◆ **EXERCISE**
Take all the material and copy it exactly.

◆ **PROVIDED DATA**
'''

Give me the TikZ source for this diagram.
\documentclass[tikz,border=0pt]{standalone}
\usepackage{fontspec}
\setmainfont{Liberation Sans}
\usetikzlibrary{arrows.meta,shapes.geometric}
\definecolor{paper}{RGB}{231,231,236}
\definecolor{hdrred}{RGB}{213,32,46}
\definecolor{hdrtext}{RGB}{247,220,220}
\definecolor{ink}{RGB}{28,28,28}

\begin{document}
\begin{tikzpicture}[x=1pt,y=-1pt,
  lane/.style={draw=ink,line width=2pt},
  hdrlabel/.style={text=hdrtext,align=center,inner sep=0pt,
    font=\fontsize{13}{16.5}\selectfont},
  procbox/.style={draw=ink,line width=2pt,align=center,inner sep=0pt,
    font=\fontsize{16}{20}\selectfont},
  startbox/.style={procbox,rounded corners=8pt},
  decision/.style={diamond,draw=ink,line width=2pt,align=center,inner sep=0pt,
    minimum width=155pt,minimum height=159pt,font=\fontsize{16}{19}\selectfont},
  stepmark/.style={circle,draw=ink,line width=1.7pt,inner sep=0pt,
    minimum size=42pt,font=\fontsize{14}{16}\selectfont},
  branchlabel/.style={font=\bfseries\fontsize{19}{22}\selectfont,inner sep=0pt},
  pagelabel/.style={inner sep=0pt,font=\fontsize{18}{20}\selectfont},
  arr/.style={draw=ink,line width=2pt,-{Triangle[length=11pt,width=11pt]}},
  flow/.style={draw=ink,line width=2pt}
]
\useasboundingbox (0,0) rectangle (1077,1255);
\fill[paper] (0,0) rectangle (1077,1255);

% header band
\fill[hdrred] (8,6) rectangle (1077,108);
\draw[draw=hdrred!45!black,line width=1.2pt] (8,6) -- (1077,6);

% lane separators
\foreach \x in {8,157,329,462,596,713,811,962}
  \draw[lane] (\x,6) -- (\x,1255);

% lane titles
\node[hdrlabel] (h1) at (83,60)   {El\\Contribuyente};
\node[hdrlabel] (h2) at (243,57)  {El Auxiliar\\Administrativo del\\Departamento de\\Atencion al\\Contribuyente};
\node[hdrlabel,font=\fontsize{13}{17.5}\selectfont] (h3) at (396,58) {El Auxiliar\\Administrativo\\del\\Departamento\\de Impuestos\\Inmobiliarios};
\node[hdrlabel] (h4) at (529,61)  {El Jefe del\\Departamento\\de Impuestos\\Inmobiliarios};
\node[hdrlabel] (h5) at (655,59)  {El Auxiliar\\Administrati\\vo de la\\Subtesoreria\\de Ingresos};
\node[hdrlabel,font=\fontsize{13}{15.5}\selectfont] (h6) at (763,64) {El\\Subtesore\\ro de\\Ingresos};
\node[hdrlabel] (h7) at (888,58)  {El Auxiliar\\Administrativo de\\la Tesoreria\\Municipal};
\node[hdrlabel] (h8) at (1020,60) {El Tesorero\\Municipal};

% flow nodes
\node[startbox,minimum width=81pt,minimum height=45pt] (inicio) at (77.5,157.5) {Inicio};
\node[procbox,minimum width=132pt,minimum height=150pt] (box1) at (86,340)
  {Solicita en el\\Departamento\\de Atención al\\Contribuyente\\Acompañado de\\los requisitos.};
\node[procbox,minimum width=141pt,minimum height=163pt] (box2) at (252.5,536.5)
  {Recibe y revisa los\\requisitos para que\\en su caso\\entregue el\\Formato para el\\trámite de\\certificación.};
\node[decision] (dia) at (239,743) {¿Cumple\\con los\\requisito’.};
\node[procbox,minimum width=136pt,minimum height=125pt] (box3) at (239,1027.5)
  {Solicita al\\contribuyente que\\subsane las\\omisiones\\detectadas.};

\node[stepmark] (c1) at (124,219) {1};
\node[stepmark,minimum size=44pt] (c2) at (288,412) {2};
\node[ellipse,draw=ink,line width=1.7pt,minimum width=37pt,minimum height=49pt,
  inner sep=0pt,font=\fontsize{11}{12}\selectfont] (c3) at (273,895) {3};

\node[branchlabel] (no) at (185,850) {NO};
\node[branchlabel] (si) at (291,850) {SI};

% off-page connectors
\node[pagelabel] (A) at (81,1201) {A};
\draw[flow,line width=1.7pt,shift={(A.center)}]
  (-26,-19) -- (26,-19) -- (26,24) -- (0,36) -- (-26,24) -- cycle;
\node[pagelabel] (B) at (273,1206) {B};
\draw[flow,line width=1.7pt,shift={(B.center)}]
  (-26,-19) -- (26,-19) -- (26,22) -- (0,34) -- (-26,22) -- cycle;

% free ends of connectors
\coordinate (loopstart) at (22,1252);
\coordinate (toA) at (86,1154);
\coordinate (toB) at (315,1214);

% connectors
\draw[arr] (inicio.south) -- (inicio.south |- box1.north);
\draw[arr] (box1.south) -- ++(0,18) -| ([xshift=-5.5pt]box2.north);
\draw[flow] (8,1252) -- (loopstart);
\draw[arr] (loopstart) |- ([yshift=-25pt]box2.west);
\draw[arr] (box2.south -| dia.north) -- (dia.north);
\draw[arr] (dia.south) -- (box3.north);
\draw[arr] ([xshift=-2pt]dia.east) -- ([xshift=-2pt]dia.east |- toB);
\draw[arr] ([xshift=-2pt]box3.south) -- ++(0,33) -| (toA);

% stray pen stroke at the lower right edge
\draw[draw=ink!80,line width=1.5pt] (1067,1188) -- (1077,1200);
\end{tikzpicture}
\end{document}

'''

◆ **RESPONSE FOR THIS EXERCISE**
Give me the TikZ source for this diagram.
\documentclass[tikz,border=0pt]{standalone}
\usepackage{fontspec}
\setmainfont{Liberation Sans}
\usetikzlibrary{arrows.meta,shapes.geometric}
\definecolor{paper}{RGB}{231,231,236}
\definecolor{hdrred}{RGB}{213,32,46}
\definecolor{hdrtext}{RGB}{247,220,220}
\definecolor{ink}{RGB}{28,28,28}

\begin{document}
\begin{tikzpicture}[x=1pt,y=-1pt,
  lane/.style={draw=ink,line width=2pt},
  hdrlabel/.style={text=hdrtext,align=center,inner sep=0pt,
    font=\fontsize{13}{16.5}\selectfont},
  procbox/.style={draw=ink,line width=2pt,align=center,inner sep=0pt,
    font=\fontsize{16}{20}\selectfont},
  startbox/.style={procbox,rounded corners=8pt},
  decision/.style={diamond,draw=ink,line width=2pt,align=center,inner sep=0pt,
    minimum width=155pt,minimum height=159pt,font=\fontsize{16}{19}\selectfont},
  stepmark/.style={circle,draw=ink,line width=1.7pt,inner sep=0pt,
    minimum size=42pt,font=\fontsize{14}{16}\selectfont},
  branchlabel/.style={font=\bfseries\fontsize{19}{22}\selectfont,inner sep=0pt},
  pagelabel/.style={inner sep=0pt,font=\fontsize{18}{20}\selectfont},
  arr/.style={draw=ink,line width=2pt,-{Triangle[length=11pt,width=11pt]}},
  flow/.style={draw=ink,line width=2pt}
]
\useasboundingbox (0,0) rectangle (1077,1255);
\fill[paper] (0,0) rectangle (1077,1255);

% header band
\fill[hdrred] (8,6) rectangle (1077,108);
\draw[draw=hdrred!45!black,line width=1.2pt] (8,6) -- (1077,6);

% lane separators
\foreach \x in {8,157,329,462,596,713,811,962}
  \draw[lane] (\x,6) -- (\x,1255);

% lane titles
\node[hdrlabel] (h1) at (83,60)   {El\\Contribuyente};
\node[hdrlabel] (h2) at (243,57)  {El Auxiliar\\Administrativo del\\Departamento de\\Atencion al\\Contribuyente};
\node[hdrlabel,font=\fontsize{13}{17.5}\selectfont] (h3) at (396,58) {El Auxiliar\\Administrativo\\del\\Departamento\\de Impuestos\\Inmobiliarios};
\node[hdrlabel] (h4) at (529,61)  {El Jefe del\\Departamento\\de Impuestos\\Inmobiliarios};
\node[hdrlabel] (h5) at (655,59)  {El Auxiliar\\Administrati\\vo de la\\Subtesoreria\\de Ingresos};
\node[hdrlabel,font=\fontsize{13}{15.5}\selectfont] (h6) at (763,64) {El\\Subtesore\\ro de\\Ingresos};
\node[hdrlabel] (h7) at (888,58)  {El Auxiliar\\Administrativo de\\la Tesoreria\\Municipal};
\node[hdrlabel] (h8) at (1020,60) {El Tesorero\\Municipal};

% flow nodes
\node[startbox,minimum width=81pt,minimum height=45pt] (inicio) at (77.5,157.5) {Inicio};
\node[procbox,minimum width=132pt,minimum height=150pt] (box1) at (86,340)
  {Solicita en el\\Departamento\\de Atención al\\Contribuyente\\Acompañado de\\los requisitos.};
\node[procbox,minimum width=141pt,minimum height=163pt] (box2) at (252.5,536.5)
  {Recibe y revisa los\\requisitos para que\\en su caso\\entregue el\\Formato para el\\trámite de\\certificación.};
\node[decision] (dia) at (239,743) {¿Cumple\\con los\\requisito’.};
\node[procbox,minimum width=136pt,minimum height=125pt] (box3) at (239,1027.5)
  {Solicita al\\contribuyente que\\subsane las\\omisiones\\detectadas.};

\node[stepmark] (c1) at (124,219) {1};
\node[stepmark,minimum size=44pt] (c2) at (288,412) {2};
\node[ellipse,draw=ink,line width=1.7pt,minimum width=37pt,minimum height=49pt,
  inner sep=0pt,font=\fontsize{11}{12}\selectfont] (c3) at (273,895) {3};

\node[branchlabel] (no) at (185,850) {NO};
\node[branchlabel] (si) at (291,850) {SI};

% off-page connectors
\node[pagelabel] (A) at (81,1201) {A};
\draw[flow,line width=1.7pt,shift={(A.center)}]
  (-26,-19) -- (26,-19) -- (26,24) -- (0,36) -- (-26,24) -- cycle;
\node[pagelabel] (B) at (273,1206) {B};
\draw[flow,line width=1.7pt,shift={(B.center)}]
  (-26,-19) -- (26,-19) -- (26,22) -- (0,34) -- (-26,22) -- cycle;

% free ends of connectors
\coordinate (loopstart) at (22,1252);
\coordinate (toA) at (86,1154);
\coordinate (toB) at (315,1214);

% connectors
\draw[arr] (inicio.south) -- (inicio.south |- box1.north);
\draw[arr] (box1.south) -- ++(0,18) -| ([xshift=-5.5pt]box2.north);
\draw[flow] (8,1252) -- (loopstart);
\draw[arr] (loopstart) |- ([yshift=-25pt]box2.west);
\draw[arr] (box2.south -| dia.north) -- (dia.north);
\draw[arr] (dia.south) -- (box3.north);
\draw[arr] ([xshift=-2pt]dia.east) -- ([xshift=-2pt]dia.east |- toB);
\draw[arr] ([xshift=-2pt]box3.south) -- ++(0,33) -| (toA);

% stray pen stroke at the lower right edge
\draw[draw=ink!80,line width=1.5pt] (1067,1188) -- (1077,1200);
\end{tikzpicture}
\end{document}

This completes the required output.